**** Collected material

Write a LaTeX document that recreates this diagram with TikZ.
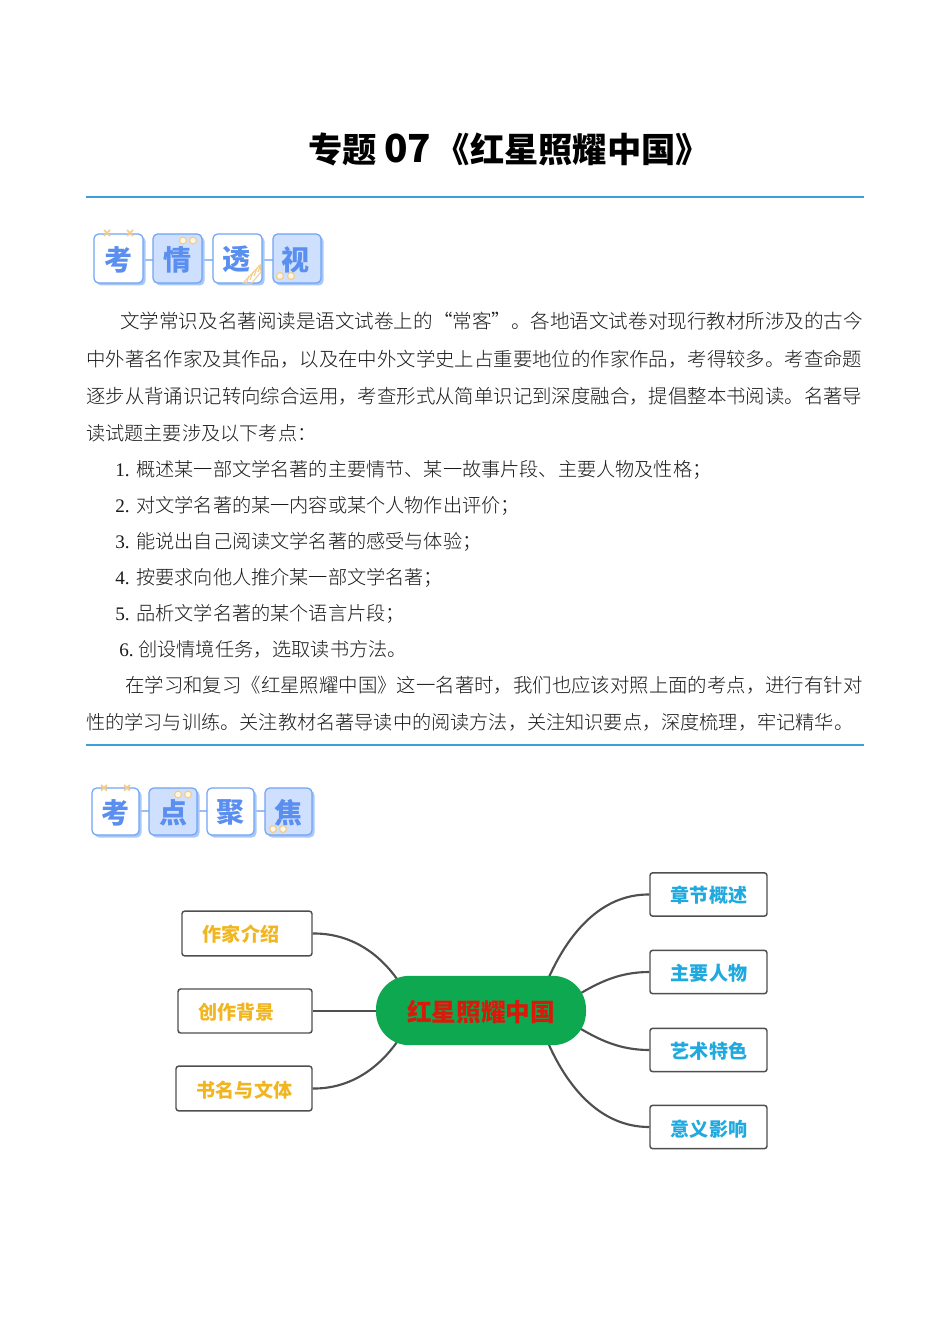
\documentclass[tikz,border=0pt]{standalone}
\usepackage{fontspec}
\setmainfont{Liberation Serif}
\newfontfamily\cjk{Noto Sans CJK SC}
\newfontfamily\cjklight{Noto Sans CJK SC Light}
\usetikzlibrary{calc}
\definecolor{rulec}{HTML}{3E9FD6}
\definecolor{tile}{HTML}{6FA3F5}
\definecolor{tilefill}{HTML}{CFE0FF}
\definecolor{tileshadow}{HTML}{A9C8FA}
\definecolor{tiletext}{HTML}{5B8FEF}
\definecolor{deco}{HTML}{F3CC8C}
\definecolor{dotfill}{HTML}{FFF6E4}
\definecolor{edge}{HTML}{4F4F4F}
\definecolor{warm}{HTML}{F1B51F}
\definecolor{cool}{HTML}{1FA9DF}
\definecolor{pillc}{HTML}{0DA84F}
\definecolor{pillt}{HTML}{D91A0B}
\definecolor{bodyc}{HTML}{1A1A1A}
\tikzset{
  x=0.75pt,y=-0.75pt,
  bodyline/.style={anchor=base west,inner sep=0pt,text=bodyc,font=\fontsize{14.55}{16}\selectfont\cjklight},
  bodyshort/.style={bodyline,font=\fontsize{14.38}{16}\selectfont\cjklight},
  rulel/.style={draw=rulec,line width=1.9pt},
  tileA/.style={draw=tile,line width=0.9pt,rounded corners=3.5pt,fill=white},
  tileB/.style={draw=tile,line width=0.9pt,rounded corners=3.5pt,fill=tilefill},
  tileS/.style={fill=tileshadow,rounded corners=3.5pt},
  tilelink/.style={draw=tile!70,line width=1.5pt},
  tilechar/.style={inner sep=0pt,yshift=-0.75pt,text=tiletext,font=\fontsize{21}{24}\selectfont\cjk\bfseries},
  xmark/.style={draw=deco,line width=1.3pt},
  dot/.style={draw=deco,line width=0.9pt,fill=dotfill,circle,inner sep=0pt,minimum size=5.2pt},
  mapbox/.style={draw=edge,line width=1.1pt,rounded corners=2pt,fill=white},
  maptext/.style={inner sep=0pt,font=\fontsize{14.3}{16}\selectfont\cjk\bfseries},
  link/.style={draw=edge,line width=1.6pt},
}
\newcommand{\tilepair}[6]{% name, x1, y1, x2, y2, style
  \fill[tileS] (#2+2.5,#3+2.5) rectangle (#4+2.5,#5+2.5);
  \draw[#6] (#2,#3) rectangle (#4,#5);
  \coordinate (#1) at ({(#2+#4)/2},{(#3+#5)/2});
}
\begin{document}
\begin{tikzpicture}
\useasboundingbox (0,0) rectangle (950,1344);
\fill[white] (0,0) rectangle (950,1344);

% title
\node[anchor=base west,inner sep=0pt,font=\fontsize{25.7}{28}\selectfont\cjk\bfseries,text=black] (title) at (308,162.5)
  {专题\hspace{5.5pt}{\fontsize{29}{30}\selectfont 07}\hspace{3.5pt}《红星照耀中国》};
\draw[rulel] (86,197) -- (864,197);

% heading tiles, row 1
\draw[tilelink] (143,260) -- (273,260);
\tilepair{t1}{94}{234}{143}{283}{tileA}
\tilepair{t2}{153}{234}{202}{283}{tileB}
\tilepair{t3}{213}{234}{262}{283}{tileA}
\tilepair{t4}{273}{234}{321}{283}{tileB}
\node[tilechar] at (t1) {考};
\node[tilechar] at (t2) {情};
\node[tilechar,xshift=-0.75pt] at (t3) {透};
\node[tilechar,xshift=-1.2pt] at (t4) {视};
\foreach \cx in {107,130}{\draw[xmark] (\cx-3,230) -- (\cx+3,236) (\cx-3,236) -- (\cx+3,230);}
\node[dot] at (183,240.5) {};
\node[dot] at (193,240.5) {};
\node[dot] at (280,276) {};
\node[dot] at (291,276) {};
\draw[deco,line width=0.7pt] (243,283) -- (260,265) -- (261,272) -- (251,284) -- cycle;
\foreach \o in {0,4,8,12}{\draw[deco,line width=0.8pt] (246+\o,284-\o) -- (249+\o,276-\o);}

% body
\node[bodyline,font=\fontsize{14.66}{16}\selectfont\cjklight] (l1) at (120,328.5) {文学常识及名著阅读是语文试卷上的“常客”。各地语文试卷对现行教材所涉及的古今};
\node[bodyline] (l2) at (86,366) {中外著名作家及其作品，以及在中外文学史上占重要地位的作家作品，考得较多。考查命题};
\node[bodyline] (l3) at (86,403) {逐步从背诵识记转向综合运用，考查形式从简单识记到深度融合，提倡整本书阅读。名著导};
\node[bodyshort] (l4) at (86,440) {读试题主要涉及以下考点：};
\node[bodyshort] (l5) at (115,476) {{\rmfamily 1.}\hspace{5pt}概述某一部文学名著的主要情节、某一故事片段、主要人物及性格；};
\node[bodyshort] (l6) at (115,512) {{\rmfamily 2.}\hspace{5pt}对文学名著的某一内容或某个人物作出评价；};
\node[bodyshort] (l7) at (115,548) {{\rmfamily 3.}\hspace{5pt}能说出自己阅读文学名著的感受与体验；};
\node[bodyshort] (l8) at (115,584) {{\rmfamily 4.}\hspace{5pt}按要求向他人推介某一部文学名著；};
\node[bodyshort] (l9) at (115,620) {{\rmfamily 5.}\hspace{5pt}品析文学名著的某个语言片段；};
\node[bodyshort] (l10) at (119,656) {{\rmfamily 6.}\hspace{3.5pt}创设情境任务，选取读书方法。};
\node[bodyline] (l11) at (125,692) {在学习和复习《红星照耀中国》这一名著时，我们也应该对照上面的考点，进行有针对};
\node[bodyshort] (l12) at (86,729) {性的学习与训练。关注教材名著导读中的阅读方法，关注知识要点，深度梳理，牢记精华。};
\draw[rulel] (86,745) -- (864,745);

% heading tiles, row 2
\draw[tilelink] (139,811) -- (265,811);
\tilepair{u1}{92}{788}{139}{835}{tileA}
\tilepair{u2}{149}{788}{197}{835}{tileB}
\tilepair{u3}{207}{788}{254}{835}{tileA}
\tilepair{u4}{265}{788}{312}{835}{tileB}
\node[tilechar] at (u1) {考};
\node[tilechar] at (u2) {点};
\node[tilechar] at (u3) {聚};
\node[tilechar] at (u4) {焦};
\foreach \cx in {104,127}{\draw[xmark] (\cx-3,785) -- (\cx+3,790.5) (\cx-3,790.5) -- (\cx+3,785);}
\node[dot] at (178,794.5) {};
\node[dot] at (188,794.5) {};
\node[dot] at (273,829) {};
\node[dot] at (283,829) {};

% mind map
\coordinate (pA) at (397,979);
\coordinate (pB) at (376,1011);
\coordinate (pC) at (397,1042);
\coordinate (pD) at (549,977);
\coordinate (pE) at (581,993);
\coordinate (pF) at (581,1029);
\coordinate (pG) at (549,1045);

\node[mapbox,minimum width=97.5pt,minimum height=33.5pt,inner sep=0pt] (a) at (247,933.5) {};
\node[mapbox,minimum width=100.5pt,minimum height=33pt,inner sep=0pt] (b) at (245,1011) {};
\node[mapbox,minimum width=102pt,minimum height=33.5pt,inner sep=0pt] (c) at (244,1088.5) {};
\node[mapbox,minimum width=87.75pt,minimum height=32.5pt,inner sep=0pt] (d) at (708.5,894.5) {};
\node[mapbox,minimum width=87.75pt,minimum height=32.5pt,inner sep=0pt] (e) at (708.5,972) {};
\node[mapbox,minimum width=87.75pt,minimum height=32.5pt,inner sep=0pt] (f) at (708.5,1050) {};
\node[mapbox,minimum width=87.75pt,minimum height=32.5pt,inner sep=0pt] (g) at (708.5,1127) {};

\draw[link] (a.east) .. controls (352,933) and (380,955) .. (pA);
\draw[link] (b.east) -- (pB);
\draw[link] (c.east) .. controls (352,1089) and (380,1066) .. (pC);
\draw[link] (d.west) .. controls (600,894) and (568,935) .. (pD);
\draw[link] (e.west) .. controls (620,972) and (600,982) .. (pE);
\draw[link] (f.west) .. controls (620,1050) and (600,1040) .. (pF);
\draw[link] (g.west) .. controls (600,1127) and (568,1087) .. (pG);

\node[fill=pillc,rounded corners=25pt,minimum width=157.5pt,minimum height=52pt,inner sep=0pt] (hub) at (481,1010.5) {};
\node[inner sep=0pt,text=pillt,font=\fontsize{18.5}{20}\selectfont\cjk\bfseries] (hubt) at (481,1012) {红星照耀中国};

\node[maptext,text=warm] at (241,934) {作家介绍};
\node[maptext,text=warm] at (236.5,1012) {创作背景};
\node[maptext,text=warm] at (244.5,1090) {书名与文体};
\node[maptext,text=cool] at (709,895.5) {章节概述};
\node[maptext,text=cool] at (709,973.5) {主要人物};
\node[maptext,text=cool] at (709,1051) {艺术特色};
\node[maptext,text=cool] at (709,1129) {意义影响};
\end{tikzpicture}
\end{document}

********

* Written exercise: Return only the lines running from the top of the data to the line that holds "(86,197) -- (864,197);". Include both of those lines, but skip the pictures.

* Worked solution:
Write a LaTeX document that recreates this diagram with TikZ.
\documentclass[tikz,border=0pt]{standalone}
\usepackage{fontspec}
\setmainfont{Liberation Serif}
\newfontfamily\cjk{Noto Sans CJK SC}
\newfontfamily\cjklight{Noto Sans CJK SC Light}
\usetikzlibrary{calc}
\definecolor{rulec}{HTML}{3E9FD6}
\definecolor{tile}{HTML}{6FA3F5}
\definecolor{tilefill}{HTML}{CFE0FF}
\definecolor{tileshadow}{HTML}{A9C8FA}
\definecolor{tiletext}{HTML}{5B8FEF}
\definecolor{deco}{HTML}{F3CC8C}
\definecolor{dotfill}{HTML}{FFF6E4}
\definecolor{edge}{HTML}{4F4F4F}
\definecolor{warm}{HTML}{F1B51F}
\definecolor{cool}{HTML}{1FA9DF}
\definecolor{pillc}{HTML}{0DA84F}
\definecolor{pillt}{HTML}{D91A0B}
\definecolor{bodyc}{HTML}{1A1A1A}
\tikzset{
  x=0.75pt,y=-0.75pt,
  bodyline/.style={anchor=base west,inner sep=0pt,text=bodyc,font=\fontsize{14.55}{16}\selectfont\cjklight},
  bodyshort/.style={bodyline,font=\fontsize{14.38}{16}\selectfont\cjklight},
  rulel/.style={draw=rulec,line width=1.9pt},
  tileA/.style={draw=tile,line width=0.9pt,rounded corners=3.5pt,fill=white},
  tileB/.style={draw=tile,line width=0.9pt,rounded corners=3.5pt,fill=tilefill},
  tileS/.style={fill=tileshadow,rounded corners=3.5pt},
  tilelink/.style={draw=tile!70,line width=1.5pt},
  tilechar/.style={inner sep=0pt,yshift=-0.75pt,text=tiletext,font=\fontsize{21}{24}\selectfont\cjk\bfseries},
  xmark/.style={draw=deco,line width=1.3pt},
  dot/.style={draw=deco,line width=0.9pt,fill=dotfill,circle,inner sep=0pt,minimum size=5.2pt},
  mapbox/.style={draw=edge,line width=1.1pt,rounded corners=2pt,fill=white},
  maptext/.style={inner sep=0pt,font=\fontsize{14.3}{16}\selectfont\cjk\bfseries},
  link/.style={draw=edge,line width=1.6pt},
}
\newcommand{\tilepair}[6]{% name, x1, y1, x2, y2, style
  \fill[tileS] (#2+2.5,#3+2.5) rectangle (#4+2.5,#5+2.5);
  \draw[#6] (#2,#3) rectangle (#4,#5);
  \coordinate (#1) at ({(#2+#4)/2},{(#3+#5)/2});
}
\begin{document}
\begin{tikzpicture}
\useasboundingbox (0,0) rectangle (950,1344);
\fill[white] (0,0) rectangle (950,1344);

% title
\node[anchor=base west,inner sep=0pt,font=\fontsize{25.7}{28}\selectfont\cjk\bfseries,text=black] (title) at (308,162.5)
  {专题\hspace{5.5pt}{\fontsize{29}{30}\selectfont 07}\hspace{3.5pt}《红星照耀中国》};
\draw[rulel] (86,197) -- (864,197);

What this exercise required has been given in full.